Student centre / Student Blog / 5 Reasons for students to study or work abroad

5 Reasons Why You Should Study or Work Abroad

28th May 2012 ( updated 28th May 2012 ) - By Various Authors in Student Blog


 

1.       There’s no reason not to

The economy will wait for you. If you’re at university now or are starting university before 2015, the economy will definitely wait for you. Graduates all over the country are doing masters degrees and PhDs because there’s nothing better to do and the only available jobs are horrible ones. People need those jobs, you don’t need those jobs, you have no-one to support but yourself. This is the only time in your life where you’ll be able to pass up on earning money in order to do something more worthwhile. It’s important to recognise your privilege (and if you can afford to study full time, even with government assistance, you’re pretty privileged, not George Osborne privileged, but better off than a lot of people) but it’s equally important not to squander that privilege and rush headlong into a jobs market that will definitely still be there in a year or two.

2.       The opportunity is there

Your university will run schemes where you can study or work abroad. Go and speak to your careers and employability officers, they’re not as useless as they outwardly appear. Read about these schemes, go to presentations about them, ignore the terrified part of you that screams at you not to do it and sign up for one.

3.       You’ll regret not doing it

Living in another country is on all of the ‘Things to do before you’re 25/30/40/50/dead’ lists, because the boring, unimaginative people who write those lists haven’t done it and wish they had. It’s a cliché that you regret the things you don’t do rather than the things you do, but it’s also true.

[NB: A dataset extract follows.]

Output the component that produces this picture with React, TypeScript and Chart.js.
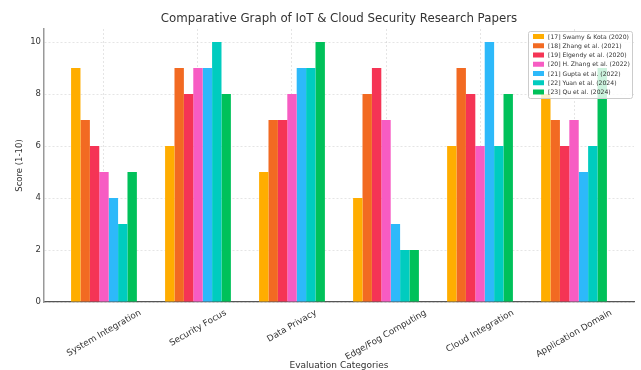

4.       It will expand your horizon

Living in another country isn’t worthwhile because you’ll be living some ridiculous Eat, Pray, Love fantasy, and not just because you’re not some over-privileged white woman gawping at the natives. Living abroad isn’t important because of the differences you notice, but because of the similarities. Because the sooner you realise that everywhere, from Bordeaux to Shanghai, is pretty much the same, the sooner you realise you can live anywhere. You’re not confined to your city, or to the UK, or even to Europe; you can find a job anywhere in the world because young, highly educated people are only a step down from billionaires and Saudi royalty on the immigration wish-list.

5.       It will look great on your CV

You need to start worrying about filling out your CV. This was true in the halcyon days before the 2008 crash when people were actually paid for graduate jobs rather than being forced into grovelling for expenses-only internships with exploitative assholes. Working abroad or studying abroad looks great on your CV because most likely your interviewer will wish they’d done it but never had the courage, and also because you can lie about everything in the preceding paragraph. In interviews foreign countries are all strange and exotic places where, if it weren’t for your excellent interpersonal skills and team-working ability, you would have been eaten by elephants.